D-Day Remembrance on 65th Anniversary: USA, UK, Canada, & France
Normandy American Cemetery Superintendent Daniel NeeseTo me, it’s the last moment we may be able to pay honor to these gutsy, confident, courageous men — in person — who sacrificed and prevailed on the 6th of June 1944 and also during the Normandy campaign
Saturday marks 65 years ago that the D-Day landings began on June 6, 1944, marking the final stage of the Allied campaign to defeat Nazi Germany.
US President Barack Obama, UK Prime Minister Gordon Brown, Canada Prime Minister Stephen Harper, and UK Prince of Wales joined France President Nicholas Sarkozy to commemorate the 65th Anniversary of D-Day.
73,000 Americans, 21,400 Canadians, 61,715 British troops landed on five beaches on the French coast alongside a number of Australians and Free French commandos, to begin the liberation of Europe.
The operation was the largest single-day amphibious invasion of all time, with 160,000 troops landing on June 6, 1944. There were also 195,700 allied naval and merchant navy personnel in over 5,000 ships. The landings took place along a 50-mile stretch of the Normandy coast divided into five sectors: Utah, Omaha, Gold, Juno and Sword.
The Normandy American Cemetery and Memorial is on a cliff overlooking Omaha Beach and the English Channel, includes the graves of 9,387 U.S. soldiers who died in connection with the invasion, according to the American Battle Monuments Commission.
The 172 acres contained the remains of 9,387 American military dead, most of whom were killed during the invasion of Normandy and ensuing military operations in World War II. The site also contained graves of Air Force crews shot down over France since 1942.

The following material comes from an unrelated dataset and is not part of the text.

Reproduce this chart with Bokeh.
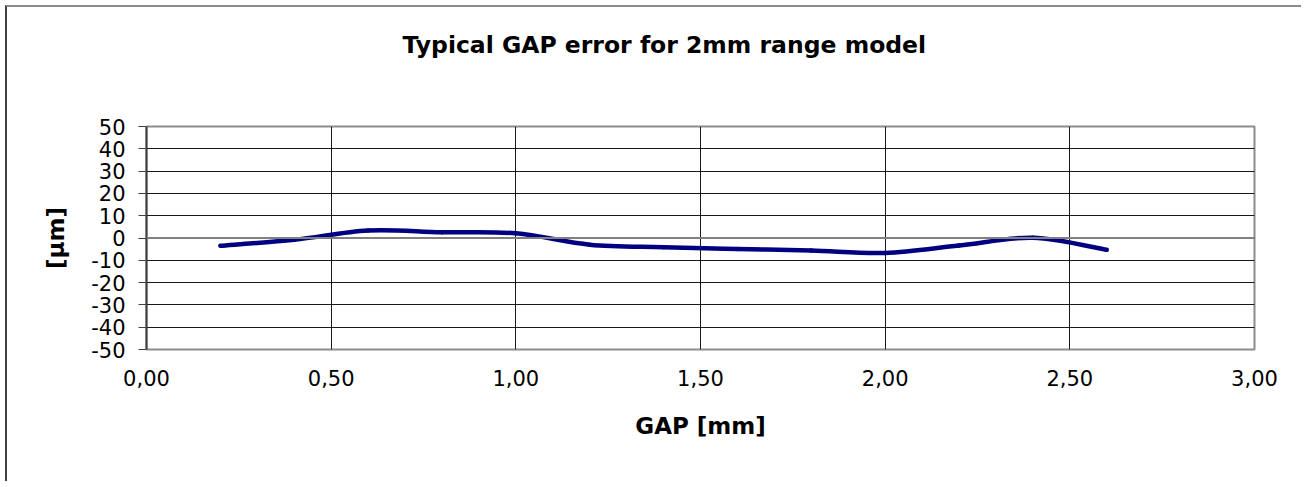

The names of 1,557 Americans who lost their lives during the conflict, but whose remains could not be found and identified are inscribed on the walls of a semicircular garden at the east side of the Memorial.
The graves face west toward the United States of America.
This cemetery is managed by the American government, under Congressional acts that provide yearly financial support for maintaining them, with most military and civil personnel employed abroad. The U.S. flag flies over these granted soils.
The cemetery is located on a cliff overlooking Omaha Beach, one of the landing beaches of the Normandy Invasion, and the English Channel. It covers 70 ha (172 acres), and contains the remains of 9,387 American military dead, most of whom were killed during the invasion of Normandy and ensuing military operations in World War II. The graves face westward, toward the United States.
The names of 1,557 Americans who lost their lives in the conflict but could not be located and/or identified are inscribed on the walls of a semicircular garden at the east side of the memorial.
President Obama would be addressing an invited crowd of 9,000 including 2,000 Americans to commemorate the 65th Anniversary of D-Day and the United States role in ending the Nazi occupation of Europe. Other speakers would be U.K. Prime Minister Gordon Brown, Canadian Prime Minister Stephen Harper, and French President Nicholas Sarkozy.
It is a tradition for American presidents to visit the landing beaches at Normandy where the June 6, 1944, invasion by U.S., British, Canadian and other troops began a rollback of the Nazi war machine entrenched in Western Europe and helped end World War Two the following year.
Ronald Reagan went to the D-Day beaches on the 40th anniversary in 1984, Bill Clinton was there in 1994 for the 50th and George W. Bush was there in 2002, and in 2004 for the 60th anniversary commemoration.
President Obama's great uncle, Charles Payne, age 84, is also in attendance on this 65th Anniversary. He was a private in the US Army's 89th Infantry Division during World War II. Mr. Charles Payne is the younger brother of the US President's grandmother, Madelyn Payne.
Obama's great-uncle, Charlie Payne, 84 and frail but among the liberators of the Buchenwald camp complex the president visited in central Germany, will join Obama's party in Normandy.
It is a powerful reminder to Americans, Canadians, and Europeans who read this article that our collective admiration for the WW II soldiers combined with immense gratitude do not diminish as time marches on.
Normandy American Cemetery Superintendent Daniel Neese said he has heard more than 100 D-Day veterans will attend this year’s anniversary.
Given the veterans’ ages and the associated physical hardships of traveling to France, this year’s event is "very important," Neese said.
"To me, it’s the last moment we may be able to pay honor to these gutsy, confident, courageous men — in person — who sacrificed and prevailed on the 6th of June 1944 and also during the Normandy campaign," he said.
On the 65th Anniversary of D-Day, British and American Air Force flew over Omaha Beach in the missing man formation to honor all WW II veterans at the closing of the ceremony.
During a 21-gun salute, smoke rose from a section of Omaha Beach once more on Saturday. The military men and women in the crowd, the young sailors in crisp black uniforms, and the aging veterans with their war medals, brought their hands to salute for the playing of “Taps” and a flyover of British, French and American fighter jets.